* Work to be completed: Reproduce, character for character, the lines below from the first through the one with "60, 70, 80];". Leave pictures out.

* Data segment:
━━━━━━━━
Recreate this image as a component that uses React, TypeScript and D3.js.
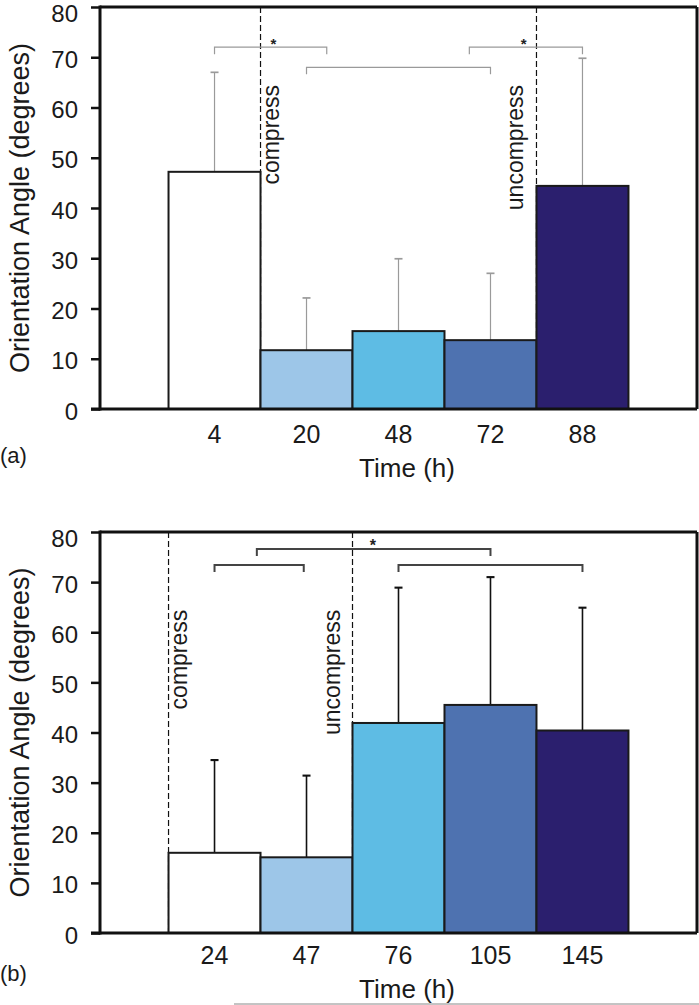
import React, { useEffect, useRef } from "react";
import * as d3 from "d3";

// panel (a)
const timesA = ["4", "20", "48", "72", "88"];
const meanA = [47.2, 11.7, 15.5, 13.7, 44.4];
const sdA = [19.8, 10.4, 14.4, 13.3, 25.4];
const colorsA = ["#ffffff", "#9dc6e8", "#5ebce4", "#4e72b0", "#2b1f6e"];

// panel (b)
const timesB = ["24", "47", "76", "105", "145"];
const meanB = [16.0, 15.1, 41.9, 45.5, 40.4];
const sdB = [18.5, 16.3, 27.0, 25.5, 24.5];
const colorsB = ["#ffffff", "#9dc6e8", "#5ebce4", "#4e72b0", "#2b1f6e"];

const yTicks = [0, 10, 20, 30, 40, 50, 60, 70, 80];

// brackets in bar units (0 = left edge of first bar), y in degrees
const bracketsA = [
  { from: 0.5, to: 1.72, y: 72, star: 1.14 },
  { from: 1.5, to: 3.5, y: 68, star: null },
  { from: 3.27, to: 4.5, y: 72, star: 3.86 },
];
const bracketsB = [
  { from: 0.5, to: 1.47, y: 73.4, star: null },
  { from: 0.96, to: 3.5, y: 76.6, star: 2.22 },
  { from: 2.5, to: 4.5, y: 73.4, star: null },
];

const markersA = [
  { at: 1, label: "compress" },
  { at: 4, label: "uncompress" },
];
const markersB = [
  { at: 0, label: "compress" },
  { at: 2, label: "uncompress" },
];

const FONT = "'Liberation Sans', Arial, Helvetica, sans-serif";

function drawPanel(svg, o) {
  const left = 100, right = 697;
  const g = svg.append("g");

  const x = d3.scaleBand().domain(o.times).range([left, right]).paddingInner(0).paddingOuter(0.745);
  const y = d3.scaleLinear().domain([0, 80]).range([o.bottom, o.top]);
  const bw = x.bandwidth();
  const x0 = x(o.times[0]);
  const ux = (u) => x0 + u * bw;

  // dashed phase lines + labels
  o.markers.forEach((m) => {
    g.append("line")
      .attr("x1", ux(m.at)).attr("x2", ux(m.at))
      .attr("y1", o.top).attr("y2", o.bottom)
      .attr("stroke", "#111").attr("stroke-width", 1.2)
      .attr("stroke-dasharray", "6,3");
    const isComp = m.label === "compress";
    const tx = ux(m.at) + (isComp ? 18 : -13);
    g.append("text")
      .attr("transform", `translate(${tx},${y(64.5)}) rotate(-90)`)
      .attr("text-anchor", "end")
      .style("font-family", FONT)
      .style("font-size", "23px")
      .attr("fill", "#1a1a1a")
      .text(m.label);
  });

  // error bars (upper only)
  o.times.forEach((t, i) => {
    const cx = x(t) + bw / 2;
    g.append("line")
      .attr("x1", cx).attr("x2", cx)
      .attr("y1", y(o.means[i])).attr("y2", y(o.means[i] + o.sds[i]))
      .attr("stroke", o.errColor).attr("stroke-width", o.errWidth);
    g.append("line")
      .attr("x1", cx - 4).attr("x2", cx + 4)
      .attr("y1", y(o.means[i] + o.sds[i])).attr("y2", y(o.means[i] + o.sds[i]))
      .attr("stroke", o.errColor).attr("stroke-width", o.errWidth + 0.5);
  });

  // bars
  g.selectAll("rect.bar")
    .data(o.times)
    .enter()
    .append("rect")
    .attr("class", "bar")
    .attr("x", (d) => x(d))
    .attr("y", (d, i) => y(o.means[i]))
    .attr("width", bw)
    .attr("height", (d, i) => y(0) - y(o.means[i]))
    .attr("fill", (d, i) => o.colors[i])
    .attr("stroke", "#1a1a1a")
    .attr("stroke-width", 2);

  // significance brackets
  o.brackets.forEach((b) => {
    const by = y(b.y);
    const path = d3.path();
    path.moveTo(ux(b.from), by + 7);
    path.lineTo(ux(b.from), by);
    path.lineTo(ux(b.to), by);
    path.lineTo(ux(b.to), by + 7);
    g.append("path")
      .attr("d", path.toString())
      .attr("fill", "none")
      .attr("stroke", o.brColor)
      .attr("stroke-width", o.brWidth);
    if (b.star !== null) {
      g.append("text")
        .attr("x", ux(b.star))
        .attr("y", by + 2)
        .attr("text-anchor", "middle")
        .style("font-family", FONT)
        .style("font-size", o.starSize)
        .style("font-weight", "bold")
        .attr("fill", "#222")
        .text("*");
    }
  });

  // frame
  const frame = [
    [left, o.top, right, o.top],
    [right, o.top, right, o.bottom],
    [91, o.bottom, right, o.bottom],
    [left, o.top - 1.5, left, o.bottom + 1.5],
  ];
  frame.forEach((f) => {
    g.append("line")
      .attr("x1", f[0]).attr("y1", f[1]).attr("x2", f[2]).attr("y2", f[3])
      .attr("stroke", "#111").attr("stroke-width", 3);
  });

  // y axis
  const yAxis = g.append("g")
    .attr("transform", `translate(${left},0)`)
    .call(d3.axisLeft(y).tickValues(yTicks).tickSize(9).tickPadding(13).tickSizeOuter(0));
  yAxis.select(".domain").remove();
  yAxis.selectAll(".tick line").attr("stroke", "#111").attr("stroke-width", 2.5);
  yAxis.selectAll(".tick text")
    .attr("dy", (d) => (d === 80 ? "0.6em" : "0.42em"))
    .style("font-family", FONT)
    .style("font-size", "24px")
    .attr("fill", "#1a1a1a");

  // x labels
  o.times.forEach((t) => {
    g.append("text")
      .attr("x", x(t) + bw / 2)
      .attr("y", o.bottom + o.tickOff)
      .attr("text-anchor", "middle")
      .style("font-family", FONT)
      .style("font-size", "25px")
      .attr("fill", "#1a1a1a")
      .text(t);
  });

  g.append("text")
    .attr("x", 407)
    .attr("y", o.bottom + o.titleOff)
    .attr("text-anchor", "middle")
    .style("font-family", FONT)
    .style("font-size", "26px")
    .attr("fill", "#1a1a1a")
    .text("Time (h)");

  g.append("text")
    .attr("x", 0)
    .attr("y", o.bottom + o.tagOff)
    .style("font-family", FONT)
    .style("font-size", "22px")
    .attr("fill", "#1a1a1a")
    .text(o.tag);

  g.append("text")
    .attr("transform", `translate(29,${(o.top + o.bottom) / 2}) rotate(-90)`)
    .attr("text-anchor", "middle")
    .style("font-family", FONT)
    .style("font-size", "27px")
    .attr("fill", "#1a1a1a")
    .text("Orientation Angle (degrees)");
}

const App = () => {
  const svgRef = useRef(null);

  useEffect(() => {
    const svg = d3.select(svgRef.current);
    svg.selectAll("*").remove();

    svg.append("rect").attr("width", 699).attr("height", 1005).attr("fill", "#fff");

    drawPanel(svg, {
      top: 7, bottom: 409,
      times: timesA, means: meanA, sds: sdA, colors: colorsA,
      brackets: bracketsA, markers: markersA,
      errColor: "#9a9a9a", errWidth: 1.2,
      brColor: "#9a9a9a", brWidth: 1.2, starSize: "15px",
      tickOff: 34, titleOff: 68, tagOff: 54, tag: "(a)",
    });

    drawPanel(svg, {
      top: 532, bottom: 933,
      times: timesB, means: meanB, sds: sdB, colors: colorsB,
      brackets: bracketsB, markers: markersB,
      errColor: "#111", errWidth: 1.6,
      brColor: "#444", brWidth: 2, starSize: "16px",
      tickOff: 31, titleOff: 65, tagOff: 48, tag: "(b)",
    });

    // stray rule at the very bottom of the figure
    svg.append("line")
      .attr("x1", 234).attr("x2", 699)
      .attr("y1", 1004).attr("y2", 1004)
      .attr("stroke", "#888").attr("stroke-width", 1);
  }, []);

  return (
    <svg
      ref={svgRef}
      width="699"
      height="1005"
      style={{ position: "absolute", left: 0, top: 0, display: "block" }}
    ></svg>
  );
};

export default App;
━━━━━━━━
* The completed task:
Recreate this image as a component that uses React, TypeScript and D3.js.
import React, { useEffect, useRef } from "react";
import * as d3 from "d3";

// panel (a)
const timesA = ["4", "20", "48", "72", "88"];
const meanA = [47.2, 11.7, 15.5, 13.7, 44.4];
const sdA = [19.8, 10.4, 14.4, 13.3, 25.4];
const colorsA = ["#ffffff", "#9dc6e8", "#5ebce4", "#4e72b0", "#2b1f6e"];

// panel (b)
const timesB = ["24", "47", "76", "105", "145"];
const meanB = [16.0, 15.1, 41.9, 45.5, 40.4];
const sdB = [18.5, 16.3, 27.0, 25.5, 24.5];
const colorsB = ["#ffffff", "#9dc6e8", "#5ebce4", "#4e72b0", "#2b1f6e"];

const yTicks = [0, 10, 20, 30, 40, 50, 60, 70, 80];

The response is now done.